# TASK TO CARRY OUT
Begin with the first line below and retype each line exactly through the line containing "ax.add_patch(arrow)". Any pictures are to be left out.

# PROVIDED DATA
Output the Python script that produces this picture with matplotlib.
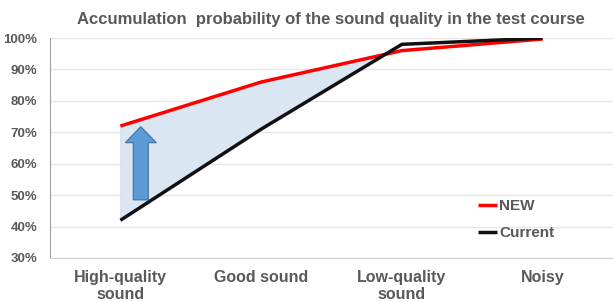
import matplotlib
matplotlib.use("Agg")
import matplotlib.pyplot as plt
import numpy as np
from matplotlib.patches import FancyArrow

plt.rcParams["font.family"] = ["Liberation Sans", "DejaVu Sans"]

categories = ["High-quality\nsound", "Good sound", "Low-quality\nsound", "Noisy"]
new_vals = [72, 86, 96, 99.7]
current_vals = [42, 71, 98, 100]
yticks = [30, 40, 50, 60, 70, 80, 90, 100]

fig = plt.figure(figsize=(6.13, 3.02), dpi=100)
ax = fig.add_axes([0.0816, 0.1457, 0.9184, 0.7283])
x = np.arange(len(categories))

ax.fill_between(x, new_vals, current_vals, where=np.array(new_vals) >= np.array(current_vals),
                interpolate=True, color="#dae7f3", edgecolor="#c3d7ec", linewidth=0.6, zorder=1)

ax.plot(x, new_vals, color="#ff0000", lw=2.5, label="NEW", zorder=3, solid_capstyle="butt")
ax.plot(x, current_vals, color="#111111", lw=2.5, label="Current", zorder=3, solid_capstyle="butt")

arrow = FancyArrow(0.145, 48.5, 0, 23.3, width=0.107, head_width=0.22, head_length=5.1,
                   length_includes_head=True, facecolor="#5b9bd5", edgecolor="#41719c", lw=0.8, zorder=4)
ax.add_patch(arrow)

ax.set_xlim(-0.5, 3.5)
ax.set_ylim(30, 100)
ax.set_yticks(yticks)
ax.set_yticklabels([f"{v}%" for v in yticks])
ax.set_xticks(x)
ax.set_xticklabels(categories, linespacing=1.12)
ax.yaxis.grid(True, color="#e6e6e6", lw=1)
ax.set_axisbelow(True)
for s in ["top", "right"]:
    ax.spines[s].set_visible(False)
ax.spines["left"].set_color("#a0a0a0")
ax.spines["bottom"].set_color("#d0d0d0")
ax.axhline(100, color="#b0b0b0", lw=1.2, zorder=0)
ax.tick_params(length=0, colors="#595959", pad=9)
for lbl in ax.get_xticklabels():
    lbl.set_fontweight("bold"); lbl.set_fontsize(11.5); lbl.set_color("#595959")
for lbl in ax.get_yticklabels():
    lbl.set_fontweight("bold"); lbl.set_fontsize(9.5); lbl.set_color("#595959")
ax.tick_params(axis="x", pad=9)

leg = ax.legend(loc="upper left", bbox_to_anchor=(0.735, 0.33), frameon=False,
                handlelength=1.3, handletextpad=0.1, labelspacing=0.85,
                prop={"weight": "bold", "size": 11})
for t in leg.get_texts():
    t.set_color("#595959")

fig.text(0.54, 0.935, "Accumulation  probability of the sound quality in the test course",
         ha="center", va="center", fontsize=12, fontweight="bold", color="#595959")

fig.savefig("out.png", dpi=100)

# SOLUTION TO THIS TASK
Output the Python script that produces this picture with matplotlib.
import matplotlib
matplotlib.use("Agg")
import matplotlib.pyplot as plt
import numpy as np
from matplotlib.patches import FancyArrow

plt.rcParams["font.family"] = ["Liberation Sans", "DejaVu Sans"]

categories = ["High-quality\nsound", "Good sound", "Low-quality\nsound", "Noisy"]
new_vals = [72, 86, 96, 99.7]
current_vals = [42, 71, 98, 100]
yticks = [30, 40, 50, 60, 70, 80, 90, 100]

fig = plt.figure(figsize=(6.13, 3.02), dpi=100)
ax = fig.add_axes([0.0816, 0.1457, 0.9184, 0.7283])
x = np.arange(len(categories))

ax.fill_between(x, new_vals, current_vals, where=np.array(new_vals) >= np.array(current_vals),
                interpolate=True, color="#dae7f3", edgecolor="#c3d7ec", linewidth=0.6, zorder=1)

ax.plot(x, new_vals, color="#ff0000", lw=2.5, label="NEW", zorder=3, solid_capstyle="butt")
ax.plot(x, current_vals, color="#111111", lw=2.5, label="Current", zorder=3, solid_capstyle="butt")

arrow = FancyArrow(0.145, 48.5, 0, 23.3, width=0.107, head_width=0.22, head_length=5.1,
                   length_includes_head=True, facecolor="#5b9bd5", edgecolor="#41719c", lw=0.8, zorder=4)
ax.add_patch(arrow)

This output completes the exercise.